-- WHAT YOU HAVE TO DO --
From the entries below, copy exactly the lines from the one that contains "Write the TikZ code for this diagram." through the one that contains "minimum width=58pt] (lx)", both included, and only those.

-- DATA --
## Begin

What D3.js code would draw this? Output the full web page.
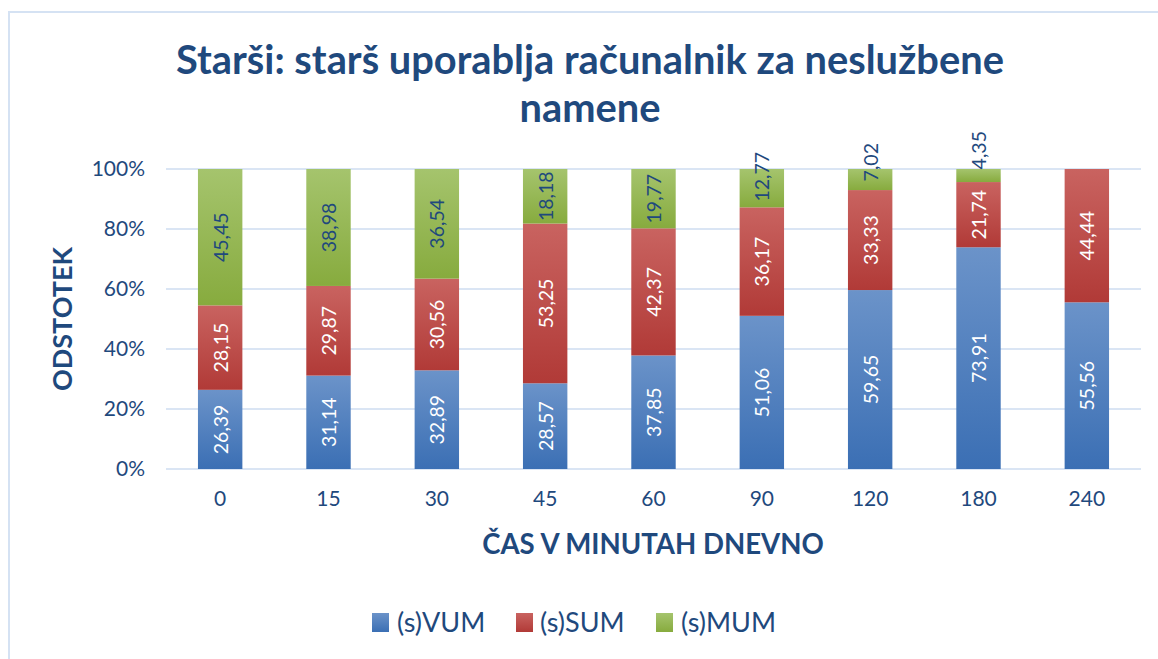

## End
## Begin

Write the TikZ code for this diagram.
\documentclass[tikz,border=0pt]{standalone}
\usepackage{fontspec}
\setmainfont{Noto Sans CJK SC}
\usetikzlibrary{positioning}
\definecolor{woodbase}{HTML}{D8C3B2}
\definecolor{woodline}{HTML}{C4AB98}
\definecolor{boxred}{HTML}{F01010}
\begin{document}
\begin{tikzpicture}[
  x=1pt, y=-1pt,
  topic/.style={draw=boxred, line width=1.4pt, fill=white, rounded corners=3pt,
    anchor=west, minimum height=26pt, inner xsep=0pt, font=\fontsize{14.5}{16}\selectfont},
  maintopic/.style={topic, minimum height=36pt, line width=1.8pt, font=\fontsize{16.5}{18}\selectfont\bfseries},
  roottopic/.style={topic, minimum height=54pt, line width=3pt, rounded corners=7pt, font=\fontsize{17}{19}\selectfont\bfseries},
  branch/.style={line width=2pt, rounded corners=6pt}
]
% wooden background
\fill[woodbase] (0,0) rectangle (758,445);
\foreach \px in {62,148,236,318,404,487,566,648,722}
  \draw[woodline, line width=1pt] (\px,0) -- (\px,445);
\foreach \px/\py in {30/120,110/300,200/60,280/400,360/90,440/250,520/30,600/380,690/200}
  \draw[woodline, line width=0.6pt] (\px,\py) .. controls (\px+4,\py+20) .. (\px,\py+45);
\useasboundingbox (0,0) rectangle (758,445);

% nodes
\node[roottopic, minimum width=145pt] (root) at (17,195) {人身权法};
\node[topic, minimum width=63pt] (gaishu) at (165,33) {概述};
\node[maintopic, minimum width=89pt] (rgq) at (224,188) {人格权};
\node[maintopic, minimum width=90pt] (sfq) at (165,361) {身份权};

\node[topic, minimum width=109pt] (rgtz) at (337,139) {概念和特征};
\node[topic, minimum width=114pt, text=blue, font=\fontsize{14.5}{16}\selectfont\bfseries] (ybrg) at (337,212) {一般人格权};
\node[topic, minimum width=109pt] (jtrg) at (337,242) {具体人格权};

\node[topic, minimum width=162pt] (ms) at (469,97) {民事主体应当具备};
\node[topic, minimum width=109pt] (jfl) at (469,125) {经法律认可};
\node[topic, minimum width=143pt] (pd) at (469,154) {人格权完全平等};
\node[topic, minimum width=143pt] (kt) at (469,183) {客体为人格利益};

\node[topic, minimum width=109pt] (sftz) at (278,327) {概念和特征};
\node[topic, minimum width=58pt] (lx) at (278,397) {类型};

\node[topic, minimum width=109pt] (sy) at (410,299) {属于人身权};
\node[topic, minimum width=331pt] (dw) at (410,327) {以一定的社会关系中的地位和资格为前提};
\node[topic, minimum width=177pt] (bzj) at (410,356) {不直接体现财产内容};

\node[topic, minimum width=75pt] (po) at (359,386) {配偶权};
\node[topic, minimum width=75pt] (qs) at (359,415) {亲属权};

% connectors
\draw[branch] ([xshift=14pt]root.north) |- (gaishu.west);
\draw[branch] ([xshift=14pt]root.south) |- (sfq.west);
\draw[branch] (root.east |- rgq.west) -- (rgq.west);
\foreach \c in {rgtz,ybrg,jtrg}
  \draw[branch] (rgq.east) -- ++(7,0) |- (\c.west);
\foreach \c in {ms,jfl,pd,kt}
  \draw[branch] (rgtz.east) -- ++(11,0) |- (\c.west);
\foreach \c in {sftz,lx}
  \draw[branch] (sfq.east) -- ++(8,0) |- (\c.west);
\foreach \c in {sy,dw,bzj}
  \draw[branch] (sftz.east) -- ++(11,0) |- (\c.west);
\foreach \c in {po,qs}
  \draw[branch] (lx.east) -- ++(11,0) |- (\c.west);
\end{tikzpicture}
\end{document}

## End
## Begin

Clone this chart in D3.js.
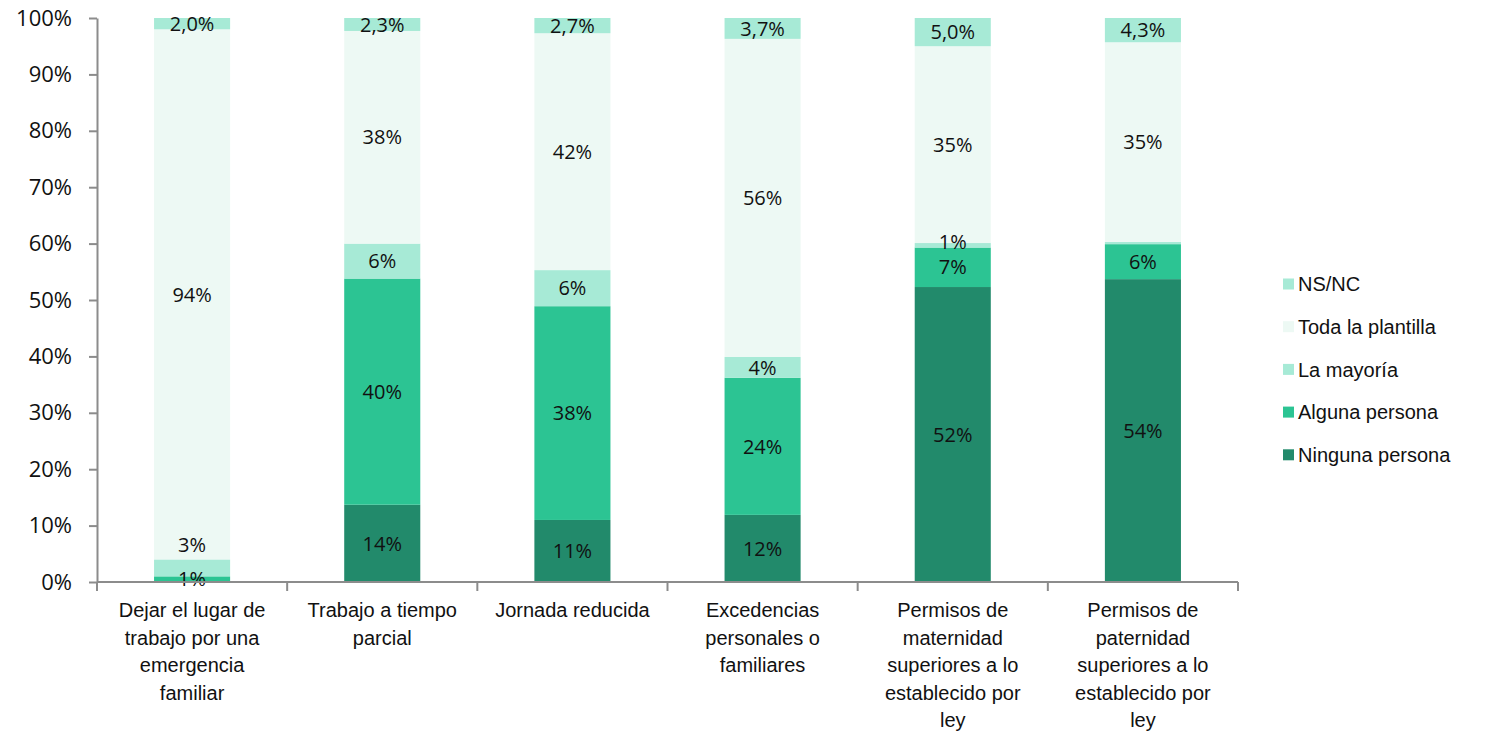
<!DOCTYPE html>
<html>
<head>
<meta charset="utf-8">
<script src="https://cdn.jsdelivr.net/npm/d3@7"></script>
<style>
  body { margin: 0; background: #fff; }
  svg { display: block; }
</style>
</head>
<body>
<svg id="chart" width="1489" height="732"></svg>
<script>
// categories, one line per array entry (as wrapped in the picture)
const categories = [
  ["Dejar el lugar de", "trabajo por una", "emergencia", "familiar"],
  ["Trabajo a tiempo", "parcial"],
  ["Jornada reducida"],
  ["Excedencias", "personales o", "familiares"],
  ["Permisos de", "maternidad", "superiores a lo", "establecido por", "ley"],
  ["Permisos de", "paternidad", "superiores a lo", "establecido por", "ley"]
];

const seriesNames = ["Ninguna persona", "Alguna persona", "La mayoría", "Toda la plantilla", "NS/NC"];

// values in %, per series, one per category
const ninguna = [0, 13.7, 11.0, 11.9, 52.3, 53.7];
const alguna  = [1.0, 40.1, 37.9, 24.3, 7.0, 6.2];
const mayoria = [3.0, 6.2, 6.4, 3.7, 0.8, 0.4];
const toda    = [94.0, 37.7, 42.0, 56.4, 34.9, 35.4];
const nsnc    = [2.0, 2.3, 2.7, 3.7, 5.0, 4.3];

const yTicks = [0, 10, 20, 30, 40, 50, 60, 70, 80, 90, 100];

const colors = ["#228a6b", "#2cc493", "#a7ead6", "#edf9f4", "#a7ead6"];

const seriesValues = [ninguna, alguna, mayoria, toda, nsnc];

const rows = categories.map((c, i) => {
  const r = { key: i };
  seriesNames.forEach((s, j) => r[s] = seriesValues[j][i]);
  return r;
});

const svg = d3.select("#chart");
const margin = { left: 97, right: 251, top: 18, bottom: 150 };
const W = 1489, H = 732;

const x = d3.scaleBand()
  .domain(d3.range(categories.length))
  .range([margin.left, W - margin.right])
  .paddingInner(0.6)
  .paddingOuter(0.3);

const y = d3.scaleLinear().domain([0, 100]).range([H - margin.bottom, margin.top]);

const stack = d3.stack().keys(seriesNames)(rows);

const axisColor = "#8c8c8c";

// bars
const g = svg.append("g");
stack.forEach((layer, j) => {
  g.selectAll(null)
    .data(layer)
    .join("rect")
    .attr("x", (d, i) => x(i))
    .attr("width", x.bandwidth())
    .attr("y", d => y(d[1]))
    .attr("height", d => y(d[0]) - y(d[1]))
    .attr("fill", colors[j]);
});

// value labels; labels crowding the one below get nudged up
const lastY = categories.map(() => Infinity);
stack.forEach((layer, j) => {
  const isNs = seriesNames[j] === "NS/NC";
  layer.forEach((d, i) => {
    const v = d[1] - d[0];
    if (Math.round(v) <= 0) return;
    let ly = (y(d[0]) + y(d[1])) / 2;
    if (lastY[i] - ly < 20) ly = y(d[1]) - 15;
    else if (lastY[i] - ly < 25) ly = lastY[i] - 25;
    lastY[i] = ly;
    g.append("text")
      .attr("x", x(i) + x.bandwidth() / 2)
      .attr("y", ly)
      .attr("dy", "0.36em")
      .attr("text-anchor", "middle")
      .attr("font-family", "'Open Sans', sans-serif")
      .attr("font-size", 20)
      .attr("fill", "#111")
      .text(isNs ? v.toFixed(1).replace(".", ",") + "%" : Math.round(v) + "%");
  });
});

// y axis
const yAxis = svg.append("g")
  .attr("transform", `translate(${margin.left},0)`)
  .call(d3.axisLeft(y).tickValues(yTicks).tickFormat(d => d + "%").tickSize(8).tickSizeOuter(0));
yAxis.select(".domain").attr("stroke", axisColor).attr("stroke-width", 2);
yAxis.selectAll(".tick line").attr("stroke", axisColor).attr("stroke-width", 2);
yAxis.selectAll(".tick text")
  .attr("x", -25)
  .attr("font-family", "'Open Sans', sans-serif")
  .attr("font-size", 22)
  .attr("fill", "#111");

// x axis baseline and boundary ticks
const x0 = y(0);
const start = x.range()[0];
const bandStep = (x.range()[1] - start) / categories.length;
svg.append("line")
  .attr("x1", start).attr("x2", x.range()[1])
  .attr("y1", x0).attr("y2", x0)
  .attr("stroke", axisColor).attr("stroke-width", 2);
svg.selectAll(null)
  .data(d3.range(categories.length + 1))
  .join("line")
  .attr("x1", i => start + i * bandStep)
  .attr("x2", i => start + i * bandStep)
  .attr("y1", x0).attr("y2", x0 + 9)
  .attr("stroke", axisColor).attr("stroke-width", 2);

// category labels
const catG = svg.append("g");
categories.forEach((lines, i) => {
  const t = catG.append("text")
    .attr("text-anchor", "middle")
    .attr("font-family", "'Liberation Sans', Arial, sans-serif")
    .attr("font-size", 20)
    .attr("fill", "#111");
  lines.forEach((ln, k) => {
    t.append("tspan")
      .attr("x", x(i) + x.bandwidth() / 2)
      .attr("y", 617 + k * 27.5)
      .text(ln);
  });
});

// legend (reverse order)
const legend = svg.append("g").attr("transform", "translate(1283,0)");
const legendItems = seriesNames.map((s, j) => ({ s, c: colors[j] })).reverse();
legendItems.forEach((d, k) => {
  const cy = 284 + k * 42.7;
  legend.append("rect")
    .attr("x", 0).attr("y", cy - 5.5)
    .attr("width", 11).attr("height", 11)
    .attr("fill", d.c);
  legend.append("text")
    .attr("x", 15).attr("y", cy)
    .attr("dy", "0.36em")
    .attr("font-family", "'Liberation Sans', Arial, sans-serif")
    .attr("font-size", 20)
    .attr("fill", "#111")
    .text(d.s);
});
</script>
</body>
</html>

## End

-- COMPLETE RESPONSE --
Write the TikZ code for this diagram.
\documentclass[tikz,border=0pt]{standalone}
\usepackage{fontspec}
\setmainfont{Noto Sans CJK SC}
\usetikzlibrary{positioning}
\definecolor{woodbase}{HTML}{D8C3B2}
\definecolor{woodline}{HTML}{C4AB98}
\definecolor{boxred}{HTML}{F01010}
\begin{document}
\begin{tikzpicture}[
  x=1pt, y=-1pt,
  topic/.style={draw=boxred, line width=1.4pt, fill=white, rounded corners=3pt,
    anchor=west, minimum height=26pt, inner xsep=0pt, font=\fontsize{14.5}{16}\selectfont},
  maintopic/.style={topic, minimum height=36pt, line width=1.8pt, font=\fontsize{16.5}{18}\selectfont\bfseries},
  roottopic/.style={topic, minimum height=54pt, line width=3pt, rounded corners=7pt, font=\fontsize{17}{19}\selectfont\bfseries},
  branch/.style={line width=2pt, rounded corners=6pt}
]
% wooden background
\fill[woodbase] (0,0) rectangle (758,445);
\foreach \px in {62,148,236,318,404,487,566,648,722}
  \draw[woodline, line width=1pt] (\px,0) -- (\px,445);
\foreach \px/\py in {30/120,110/300,200/60,280/400,360/90,440/250,520/30,600/380,690/200}
  \draw[woodline, line width=0.6pt] (\px,\py) .. controls (\px+4,\py+20) .. (\px,\py+45);
\useasboundingbox (0,0) rectangle (758,445);

% nodes
\node[roottopic, minimum width=145pt] (root) at (17,195) {人身权法};
\node[topic, minimum width=63pt] (gaishu) at (165,33) {概述};
\node[maintopic, minimum width=89pt] (rgq) at (224,188) {人格权};
\node[maintopic, minimum width=90pt] (sfq) at (165,361) {身份权};

\node[topic, minimum width=109pt] (rgtz) at (337,139) {概念和特征};
\node[topic, minimum width=114pt, text=blue, font=\fontsize{14.5}{16}\selectfont\bfseries] (ybrg) at (337,212) {一般人格权};
\node[topic, minimum width=109pt] (jtrg) at (337,242) {具体人格权};

\node[topic, minimum width=162pt] (ms) at (469,97) {民事主体应当具备};
\node[topic, minimum width=109pt] (jfl) at (469,125) {经法律认可};
\node[topic, minimum width=143pt] (pd) at (469,154) {人格权完全平等};
\node[topic, minimum width=143pt] (kt) at (469,183) {客体为人格利益};

\node[topic, minimum width=109pt] (sftz) at (278,327) {概念和特征};
\node[topic, minimum width=58pt] (lx) at (278,397) {类型};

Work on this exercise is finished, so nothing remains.